A wide variety of bowls were found. These included open bowls with a plain pointed rim, having no fold or thickening (Fig. 1:1, 2); bowls with flaring out (Fig. 1:3) and everted (Fig. 1:4, 5) rims; bowls with inverted rims (Fig. 1:6–8); and bowls with folded-in rims (Fig. 1:9–18), which constitute the most common group among open bowls; a bowl whose rim is thickened on the inside and outside (Fig. 2:1); bowls with a thickened and curved out rim (Fig. 2:2–6); bowls with a rounded profile and inverted rim (Fig. 2:7–10); a bowl with S-shaped profile (Fig. 2:11); a diverse group of rounded bowls with thin walls and a pointed rim, either vertical or inverted (Fig. 2:12–23), which is the most widespread group amongst the assemblage of small closed bowls; and a coarse open and shallow bowl (lamp?; Fig. 2:24). Found as well were carinated bowls (Fig. 3:1, 2) and trumpet-like bases of bowls with thin walls (Fig. 3:3–7) that are made of delicate, well-levigated pale yellow to whitish fabric.
The cooking pots included vessels with an everted rim that protrudes out (Fig. 4:1–7), which are made of coarse brown-black clay, containing a large quantity of white and gray inclusions; cooking pots with a curved-out rim (Fig. 4:8–14), made of brown clay with a small amount of inclusions, a few of which have handles; and cooking pots with a folded-out rim, made of brown clay mixed with a large quantity of white and gray inclusions (Fig. 5), which is the most common type of cooking pot in the assemblage. The pithoi have thickened everted rims (Fig. 6). The jars have thickened inverted rims (Fig. 7:1), a thickened curved-out rim (Fig. 7:2) or an everted one (Fig. 7:3), a mushroom-like rim (Fig. 7:4), a ridged rim (Fig. 7:5) and a rim pointed at the top (Fig. 7:6–9). Numerous fragments of small pottery vessels were found, including jugs and juglets. One of these fragments, decorated with red and black on white, belonged to a jar of a White and Blue type, and three fragments were of Cypriot White Painted VI ware.
Twenty-three mostly complete weights of fired clay were found in the excavation; these were probably loom weights (Fig. 8). Their diameter is uniform (4.0–4.5 cm) and close to one of the ends, which in most cases is pointed and in others—domed, a hole is perforated (diam. 2–3 mm). Most of the weights are made of dark brown clay and have a black core, mixed with white and gray inclusions. A basalt bowl fragment (Fig. 9:1) was also found. A group of grooves is incised on its interior and a hole is perforated in its side. This fragment probably belonged to a Chalcolithic bowl that was utilized in secondary use as a weight in the Middle Bronze Age.

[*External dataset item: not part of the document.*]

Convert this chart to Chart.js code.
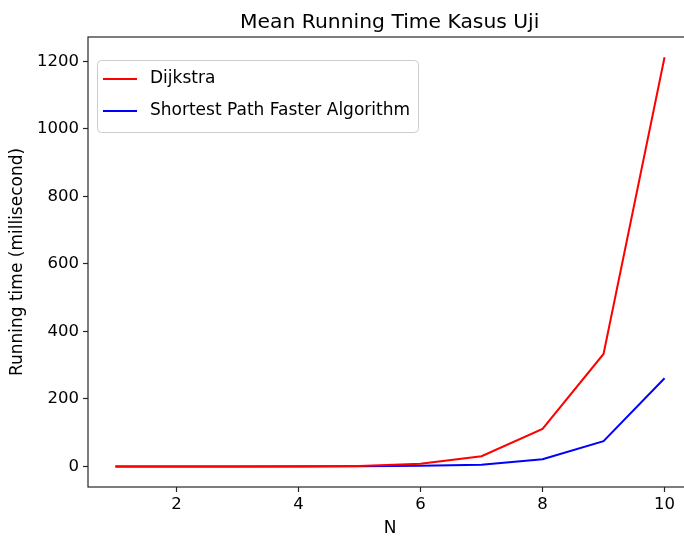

Numerous other basalt items were recovered from the excavation, including large grinding stones (Fig. 9:2, 3); a stone that was identified in Hazor as ‘the bottom part of a tournette’ (Fig. 9:4), but it seems, in light of its small dimensions, to have been used as a nether stone for grinding small amounts of grains or for incising small stones; and small grinding stones (Fig. 9:5–12) of fine textured basalt that were probably used to grind small amounts of fine material. Eight typical Canaanean blades and several poorly preserved bronze artifacts, including a needle, a spearhead and fragments of an ingot were found.